Indian restaurant bhuna curry is a recipe that shows up all on menus all over the place. It’s typically a thick, well spiced, medium hot dish. There’s no real guideline other than that. That’s why it’s so different from restaurant to restaurant. Kind of like balti in the UK.
I think bhuna varies so much in restaurants because technically it’s not a dish. It’s a way of cooking. By definition spices are gently fried and then meat is added. The whole thing is left to stew in it’s own juices. At the end, you wind up really big flavours and not a lot of sauce. Super concentrated curry.
I’ve looked at quite a few definitions of bhuna and it seems to come down to a curry with onions, garlic, tomatoes, chilies and spices. That’s what this Indian restaurant bhuna curry recipe is all about. I hope the curry police don’t come and take me away for misleading people with this post. Or worse yet, take away my spices and condemn me to cooking curry with pre-fab curry powder for the rest of my life.

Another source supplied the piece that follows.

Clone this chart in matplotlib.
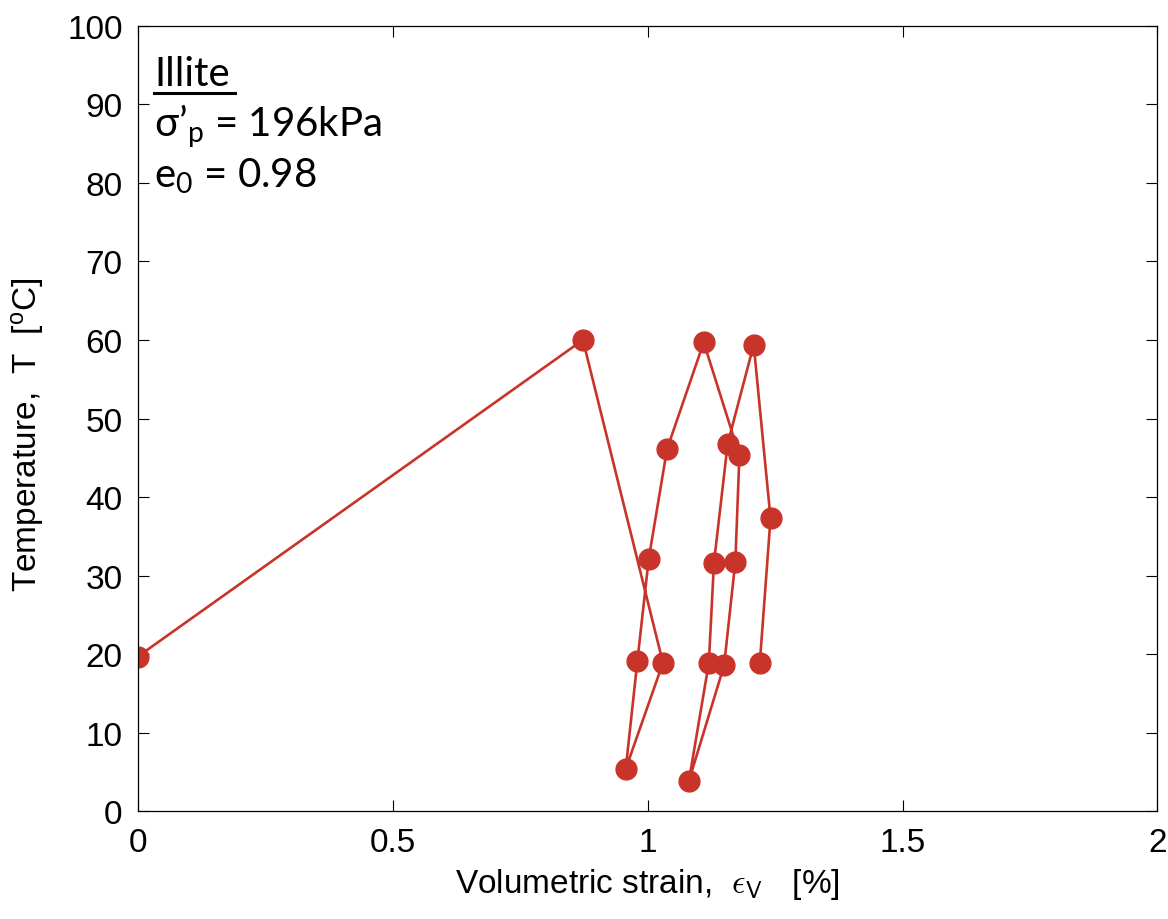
import matplotlib
matplotlib.use("Agg")
import matplotlib.pyplot as plt

# volumetric strain [%] and temperature [C], in test order
strain = [0.0, 0.873, 1.030, 0.957, 0.980, 1.002, 1.038, 1.110, 1.180, 1.172,
          1.150, 1.081, 1.120, 1.130, 1.157, 1.208, 1.241, 1.220]
temp = [19.7, 60.0, 18.9, 5.4, 19.2, 32.1, 46.1, 59.7, 45.3, 31.8,
        18.6, 3.9, 18.9, 31.6, 46.8, 59.4, 37.3, 18.9]

xticks = [0, 0.5, 1, 1.5, 2]
xticklabels = ["0", "0.5", "1", "1.5", "2"]
yticks = list(range(0, 101, 10))

plt.rcParams['font.family'] = ['Liberation Sans', 'DejaVu Sans']
plt.rcParams['mathtext.fontset'] = 'custom'
plt.rcParams['mathtext.rm'] = 'Lato'
plt.rcParams['mathtext.sf'] = 'Liberation Sans'
plt.rcParams['mathtext.it'] = 'Liberation Sans:italic'
plt.rcParams['mathtext.fallback'] = 'cm'

fig = plt.figure(figsize=(11.68, 9.2), dpi=100)
ax = fig.add_axes([0.118, 0.117, 0.873, 0.854])

red = '#c9342a'
ax.plot(strain, temp, '-o', color=red, lw=1.9, ms=15, mfc=red, mec=red)

ax.set_xlim(0, 2)
ax.set_ylim(0, 100)
ax.set_xticks(xticks)
ax.set_xticklabels(xticklabels)
ax.set_yticks(yticks)
ax.tick_params(direction='in', top=True, right=True, labelsize=24, length=8,
               width=0.8, pad=11)
for s in ax.spines.values():
    s.set_linewidth(0.9)

ax.set_xlabel(r'Volumetric strain, $\ \epsilon_{\mathsf{V}}\ \ $ [%]', fontsize=24,
              labelpad=6, math_fontfamily='cm')
ax.set_ylabel(r'Temperature,  T  [$\mathsf{^o}$C]', fontsize=24, labelpad=10)
ax.yaxis.set_label_coords(-0.09, 0.48)

tfont = ['Lato', 'DejaVu Sans']
ax.text(0.016, 0.924, 'Illite', transform=ax.transAxes, fontsize=29,
        family=tfont, va='baseline')
ax.plot([0.016, 0.095], [0.914, 0.914], transform=ax.transAxes, color='black', lw=2.2)
ax.text(0.016, 0.860, r'σ’$_\mathrm{p}$ = 196kPa', transform=ax.transAxes, fontsize=29,
        family=tfont, va='baseline')
ax.text(0.016, 0.795, r'e$_\mathrm{0}$ = 0.98', transform=ax.transAxes, fontsize=29,
        family=tfont, va='baseline')

fig.savefig('out.png', dpi=100)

This is a master Indian restaurant bhuna curry recipe. You can make it with pre-cooked chicken, lamb, beef or use tofu, pre-cooked potatoes or eggplant for vegan options.
Before you start do your prep. That’s important. Make your curry base and have some heated and ready to go. Pre-cook your meat. Measure out your ingredients. Have everything ready. Put on an apron – a bit of splatter is part of the fun.
If you have not yet read the guide to Indian restaurant technique yet, do it now. It has pictures to help you understand the recipe. There’s also a guide to Indian ingredients in that post.
- 2 tsp indian restaurant spice mix or curry powder
- 1 tsp kashmiri chili powder or ¼ tsp cayenne mixed with ¾ tsp paprika
- 1 tsp paprika
- 1 tsp kasoor methi
- ½ tsp kosher salt
- 3 Tbsp oil
- ½ onion, coarsely chopped
- 2 green chilies, seeded and diced (or thinly sliced if you want a bit of extra heat from the ribs)
- 1 Tbsp cilantro stems, minced
- 1 Tbsp garlic/ginger paste
- 2 Tbsp tomato paste with enough water to dilute to the consistency of pasatta
- 15 oz curry base
- 10-12 oz pre-cooked chicken or lamb
- 1 Tbsp tamarind sauce (I use Maggi brand)
- Make the spice mix.
- Dilute the tomato paste with enough water to get to the consistency of passata.
- Heat your frying pan (don't use non-stick) briefly over medium heat. Add the oil.
- When the oil starts to shimmer add the onions and stir constantly until the edges of the onions start to brown. This takes about a minute.
- Next comes the garlic ginger paste. Add it into the pan and cook it, stirring constantly, until it stops sputtering.
- Add the green chilies and cilantro stems. Cook about 15-20 seconds.
- Turn down the heat and add the spice mix. This is the critical step. Stir it constantly for 30 seconds. If it starts to darken lift the pan off the heat. You want the spice mix to cook in the oil but not burn.
- Turn the heat up to medium high. Add the diluted tomato paste and stir until bubbles form (the oil will likely separate). This takes around 30 seconds to one minute depending on the heat.
- Add 3 oz of curry base. Stir until bubbles form (little craters really), around 30 seconds. Watch the edges of the pan. The curry can stick here.
- Now add 6 oz of curry base and stir briefly. Let it cook until the bubbles form again. This takes 1-2 minutes.
- Add the rest of the curry base and let cook until the bubbles form. Add the tamarind sauce. Turn the heat down to low and add the pre-cooked lamb, beef, chicken, tofu or vegetables.
- Let the curry simmer for about 5 minutes. If it gets too thick add a bit more curry base. Don't add water.
- Garnish with a bit of chopped fresh cilantro and serve.
Have all your ingredients prepped and ready to go.
If you are making multiple curries, have your curry base warming in a pot on the stove. If you are just making one, microwave it to warm it up right before you start cooking.
Indian restaurants pre-cook their meat so it's ready for service. This recipe assumes the same. To pre-cook chicken, simply simmer it with a bit of curry powder and salt in chicken stock for about 10-15 minutes - until it's barely cooked.
To pre-cook lamb or beef, do the same but plan for 1 to ½ hours for lamb and 2 hours or more for beef. You are making stew meat so you are braising until tender. You will need to keep an eye on the level of the stock. For beef use beef stock.